Duties and Responsibilities
Major Incident Management
- Serve as Incident Commander during critical outages and high-priority incidents, leading technical bridge calls, directing escalation paths, and ensuring rapid service restoration.
- Manage real-time communications and provide timely updates to executives, stakeholders, and global teams.
- Maintain composure, clarity, and authority in high-pressure situations.
Operational Oversight & Monitoring
- Responsible for real-time monitoring of mission-critical infrastructure and enterprise applications using tools such as Splunk, SolarWinds, Dynatrace, AppDynamics, ThousandEyes, and SCOM.
- Conduct proactive health checks, leverage automation scripts, and resolve anomalies before they escalate into incidents.
- Collaborate with internal teams and vendors to escalate and resolve complex infrastructure and application issues.
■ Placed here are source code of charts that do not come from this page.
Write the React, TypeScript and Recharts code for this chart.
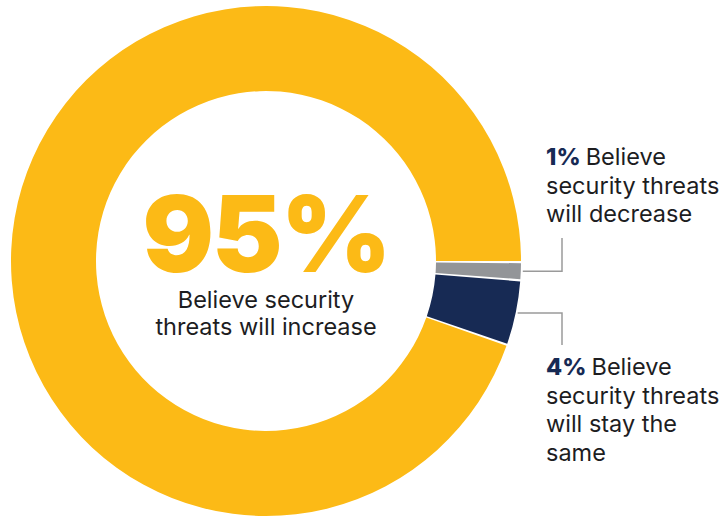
import { PieChart, Pie, Cell } from 'recharts'

// share of respondents, clockwise from 3 o'clock
const names = ['decrease', 'same', 'increase']
const values = [1, 4, 95]
const colors = ['#939598', '#172a54', '#fcba16']
const labelLines = [
  ['Believe', 'security threats', 'will decrease'],
  ['Believe', 'security threats', 'will stay the', 'same'],
]
const centerLines = ['Believe security', 'threats will increase']

const data = names.map((name, i) => ({ name, value: values[i] }))

const FONT = 'Inter, "Noto Sans", sans-serif'
const RAD = Math.PI / 180
const TEXT_SIZE = 23.5

function SliceLabel(props: any) {
  const { cx, cy, midAngle, outerRadius, index, value } = props
  if (index === 2) {
    return (
      <g fontFamily={FONT}>
        <text x={cx} y={cy + 11} textAnchor="middle" fontSize={106} fontWeight={900} fill={colors[2]} letterSpacing={-2}>
          {value}%
        </text>
        {centerLines.map((t, i) => (
          <text key={t} x={cx} y={cy + 47 + i * 27} textAnchor="middle" fontSize={TEXT_SIZE} fill="#1d1d1f">
            {t}
          </text>
        ))}
      </g>
    )
  }
  const sx = cx + outerRadius * Math.cos(-midAngle * RAD)
  const sy = cy + outerRadius * Math.sin(-midAngle * RAD)
  const ex = cx + outerRadius + 41
  const up = index === 0
  const ey = up ? cy - 23 : cy + 84
  const tx = cx + outerRadius + 25
  const lines = labelLines[index]
  const firstY = up ? cy - 96 : cy + 114
  return (
    <g fontFamily={FONT}>
      <polyline points={`${sx + 2},${sy} ${ex},${sy} ${ex},${ey}`} fill="none" stroke="#9a9a9a" strokeWidth={1.5} />
      {lines.map((t, i) => (
        <text key={i} x={tx} y={firstY + i * 28.6} fontSize={TEXT_SIZE} fill="#1d1d1f">
          {i === 0 && (
            <tspan fontWeight={800} fill={colors[1]}>{value}% </tspan>
          )}
          {t}
        </text>
      ))}
    </g>
  )
}

export default function App() {
  return (
    <div style={{ position: 'absolute', left: 0, top: 0, background: '#fff' }}>
      <PieChart width={724} height={517} margin={{ top: 0, right: 0, bottom: 0, left: 0 }}>
        <Pie
          data={data}
          dataKey="value"
          nameKey="name"
          cx={266}
          cy={261}
          innerRadius={170}
          outerRadius={255}
          startAngle={-0.5}
          endAngle={-360.5}
          paddingAngle={0.5}
          stroke="none"
          labelLine={false}
          label={SliceLabel}
          isAnimationActive={false}
        >
          {data.map((d, i) => (
            <Cell key={d.name} fill={colors[i]} />
          ))}
        </Pie>
      </PieChart>
    </div>
  )
}
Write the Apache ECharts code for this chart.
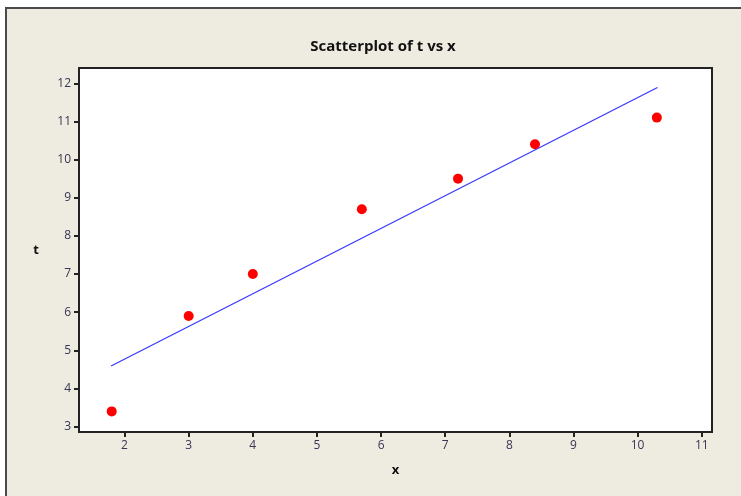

Technical Escalation & Troubleshooting
- Perform deep-dive troubleshooting across server OS (Windows/Linux), virtualization platforms (VMware), networking protocols (TCP/IP, DNS, DHCP), and hybrid cloud environments (Azure).
- Utilize scripting (Python, PowerShell, VBScript) to support diagnostics, automation, and performance optimization.
Reporting & Collaboration
- Generate clear and professional shift handover reports, incident retrospectives, and trend analyses.
- Contribute to continuous improvement through metrics tracking, process refinement, and knowledge management.
Qualifications
Education and/or Experience:
Required:
- A minimum of 5 years of experience in IT operations or NOC/ITOC environments.
- A minimum of 5 years of proven leadership in Major Incident Management (bridge call facilitation, executive communications, service restoration).
- Advanced expertise with infrastructure monitoring suites (Splunk, Datadog, ThousandEyes, AppDynamics, Dynatrace, SolarWinds).
- A minimum of 5 years of hands-on technical knowledge across Windows, Linux, VMware, and Cisco networking.
- Strong Azure cloud and hybrid IT infrastructure experience.
- Proficiency with ServiceNow or equivalent ITSM platforms.
- ITIL Foundation Certification.
- Strong scripting capabilities (Python, PowerShell, VBScript).
- Exceptional communication skills (verbal, written, executive-level updates).
Preferred:
- Bachelor’s degree in Information Technology, Computer Science, or related field.
- Experience supporting Microsoft System Center Suite, Office 365, and collaboration platforms such as Zoom.
- Prior experience in legal industry IT environments with strict SLA expectations.
- Demonstrated success in operational improvements (runbook creation, automation, KPI tracking).